Lo cierto es que en los Estados Unidos no pocos dislates políticos ya no despiertan mayor inquietud o asombro, como es el caso, por ejemplo, que desde hace 64 años cada mandatario norteamericano haya resultado electo con la anuencia de más o menos treinta por ciento de los votantes, en un país que ya suma unos 314 millones de habitantes.
Y es que, según las estadísticas, entre 1948 y 2012, las elecciones de mayor alcance movilizativo fueron las de 1964, con casi 62 por ciento de concurrencia, mientras que en once convocatorias la presencia en los colegios apenas superó el 50 por ciento de los inscritos.
Y algo de eso se espera que ocurra en la batalla comicial de este noviembre, toda vez que la actual convocatoria tiene como trasfondo significativo el hecho de que los candidatos a escoger no resultan precisamente los más atractivos.
Así, ni la demócrata Hillary Clinton ni el aspirante republicano Donald Trump logran cifras espectaculares y decisivas de apoyo en su lucha por la Oficina Oval, un reflejo de la falta de carisma y la desconfianza que ambos promueven entre quienes han de designar al nuevo presidente.
De todas formas, concluidas las convenciones de los Partidos Demócrata y Republicano, y como resulta tradicional, el camino hacia las inminentes elecciones presidenciales entra en la etapa del enconado forcejeo entre los dos candidatos ganadores.
Se trata de una puja que se vuelve complicada para aquellos estadounidenses que están pensando en acudir a las urnas, porque en esta ocasión la alternativa se reduce a tratar de elegir al menos malo de los aspirantes, toda vez que ni uno ni otro llenan completamente las expectativas de la ciudadanía.

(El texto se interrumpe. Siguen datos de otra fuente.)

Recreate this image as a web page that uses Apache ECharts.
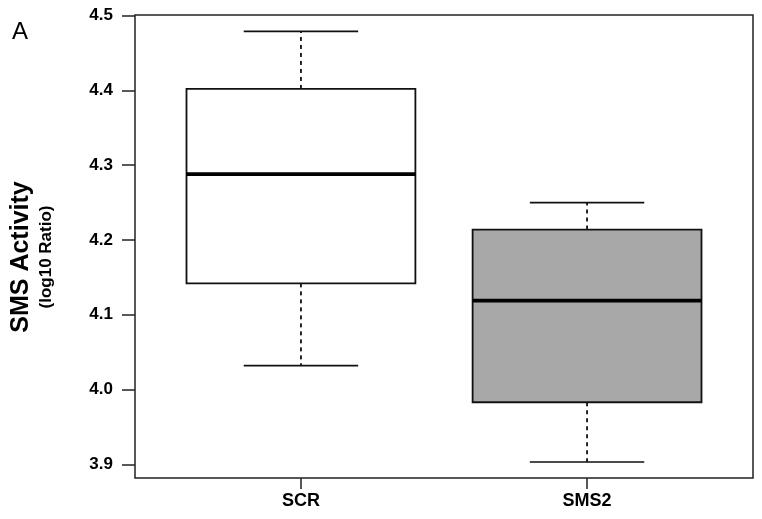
<!DOCTYPE html>
<html>
<head>
<meta charset="utf-8">
<script src="https://cdn.jsdelivr.net/npm/echarts@6/dist/echarts.min.js"></script>
<style>html,body{margin:0;padding:0;background:#fff}#c{width:762px;height:519px}</style>
</head>
<body>
<div id="c"></div>
<script>
var categories = ['SCR', 'SMS2'];
var whiskerLow = [4.032, 3.903];
var q1 = [4.142, 3.983];
var median = [4.288, 4.119];
var q3 = [4.402, 4.214];
var whiskerHigh = [4.479, 4.250];
var yTicks = [3.9, 4.0, 4.1, 4.2, 4.3, 4.4, 4.5];
var xTicks = [1, 2];

var boxFill = ['#ffffff', '#a8a8a8'];
var FONT = '"Liberation Sans", Arial, sans-serif';

var data = categories.map(function (c, i) {
  return [i + 1, whiskerLow[i], q1[i], median[i], q3[i], whiskerHigh[i]];
});

var chart = echarts.init(document.getElementById('c'), null, {renderer: 'canvas'});

function renderItem(params, api) {
  var x = api.value(0);
  var idx = params.dataIndex;
  var pLow = api.coord([x, api.value(1)]);
  var pQ1 = api.coord([x, api.value(2)]);
  var pMed = api.coord([x, api.value(3)]);
  var pQ3 = api.coord([x, api.value(4)]);
  var pHigh = api.coord([x, api.value(5)]);
  var bw = api.size([0.8, 0])[0];
  var cw = api.size([0.4, 0])[0];
  var cx = pMed[0];
  var lineStyle = {stroke: '#111', lineWidth: 1.6, fill: null};
  var dashStyle = {stroke: '#111', lineWidth: 1.8, lineDash: [4, 4], fill: null};
  return {
    type: 'group',
    children: [
      {type: 'line', shape: {x1: cx, y1: pQ3[1], x2: cx, y2: pHigh[1]}, style: dashStyle},
      {type: 'line', shape: {x1: cx, y1: pQ1[1], x2: cx, y2: pLow[1]}, style: dashStyle},
      {type: 'line', shape: {x1: cx - cw / 2, y1: pHigh[1], x2: cx + cw / 2, y2: pHigh[1]}, style: lineStyle},
      {type: 'line', shape: {x1: cx - cw / 2, y1: pLow[1], x2: cx + cw / 2, y2: pLow[1]}, style: lineStyle},
      {type: 'rect', shape: {x: cx - bw / 2, y: pQ3[1], width: bw, height: pQ1[1] - pQ3[1]},
        style: {fill: boxFill[idx], stroke: '#111', lineWidth: 1.8}},
      {type: 'line', shape: {x1: cx - bw / 2, y1: pMed[1], x2: cx + bw / 2, y2: pMed[1]},
        style: {stroke: '#000', lineWidth: 3.8}}
    ]
  };
}

chart.setOption({
  animation: false,
  backgroundColor: '#ffffff',
  grid: {left: 135, right: 9, top: 15, bottom: 41, show: true, borderColor: '#222', borderWidth: 1.5, backgroundColor: 'transparent'},
  xAxis: {
    type: 'value', min: 0.42, max: 2.58,
    axisLine: {show: false},
    splitLine: {show: false},
    axisTick: {show: true, length: 11, customValues: xTicks, lineStyle: {color: '#222', width: 1.5}},
    axisLabel: {customValues: xTicks, margin: 14, color: '#000', fontFamily: FONT, fontWeight: 'bold', fontSize: 18,
      formatter: function (v) { return categories[Math.round(v) - 1] || ''; }}
  },
  yAxis: {
    type: 'value', min: 3.8817, max: 4.5009,
    axisLine: {show: false},
    splitLine: {show: false},
    axisTick: {show: true, length: 13, customValues: yTicks, lineStyle: {color: '#222', width: 1.5}},
    axisLabel: {customValues: yTicks, margin: 22, color: '#000', fontFamily: FONT, fontWeight: 'bold', fontSize: 17,
      formatter: function (v) { return v.toFixed(1); }}
  },
  graphic: [
    {type: 'text', left: 12, top: 20, style: {text: 'A', fontFamily: FONT, fontSize: 24, fill: '#000'}},
    {type: 'text', x: 21, y: 257, rotation: Math.PI / 2,
      style: {text: 'SMS Activity', fontFamily: FONT, fontWeight: 'bold', fontSize: 25, fill: '#000', align: 'center', verticalAlign: 'middle'}},
    {type: 'text', x: 46, y: 257, rotation: Math.PI / 2,
      style: {text: '(log10 Ratio)', fontFamily: FONT, fontWeight: 'bold', fontSize: 17, fill: '#000', align: 'center', verticalAlign: 'middle'}}
  ],
  series: [{
    type: 'custom',
    renderItem: renderItem,
    encode: {x: 0, y: [1, 2, 3, 4, 5]},
    data: data
  }]
});
</script>
</body>
</html>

Trump sigue con su retórica insultante y errática, y la Clinton no despierta confianza.
No obstante, y según las primeras y omnipresentes encuestas, Hillary Clinton, de los demócratas, sería por el momento la preferida, con cuarenta y tres por ciento de los votos posibles, mientras el republicano Donal Trump acumularía el cuarenta por ciento de las boletas.
Como se ve, se trata de una diferencia nada amplia, y que podría seguir variando en un sentido u otro a partir de los resultados de las campañas de propaganda, los debates, los discursos, y la actuación de cada uno de los aspirantes a la Oficina Oval.
De hecho, la Clinton se está concentrando en capitalizar una imagen favorable a cambios sociales importantes, de manera de intentar borrar el calificativo de “representante del sistema tradicional” con el que la estigmatizan muchos de sus conciudadanos.
Del lado republicano, mientras tanto, Donald Trump enfrenta no pocos problemas. Así, a partir de una reciente declaración en la que resultó sumamente hiriente con la familia de un soldado norteamericano de origen musulmán muerto en combate en Oriente Medio, el aspirante republicano concitó una nueva ola de rechazo que, por supuesto, sumó a no pocos líderes de su propio partido opuestos de plano a su candidatura desde hace buen tiempo.
Además, asociaciones de veteranos y de familiares de militares caídos en el exterior también arremetieron contra su figura. El presidente Barack Obama aprovechó el incidente para poner en duda la capacidad de Donald Trump como dirigente político, y pidió a los republicanos retirar su respaldo a una persona que se caracteriza por su virulencia y su desprecio hacia otros grupos humanos.
De manera que por esas rutas marcha la alharaca entre los dos oponentes que se rifan el acceso a la Oficina Oval y que hasta hoy no pueden hablar con propiedad de capitalizar preferencias de peso concluyente.
El juego, por tanto, sigue su curso, y mientras tanto, la tradicional abulia ante la designación de la primera figura política del país podría ganar espacios más amplios, cuando para no pocos estadounidenses las dudas son enormes en cuanto a lo que se puede esperar de novedoso de algunas de las dos figuras que encabezan las boletas.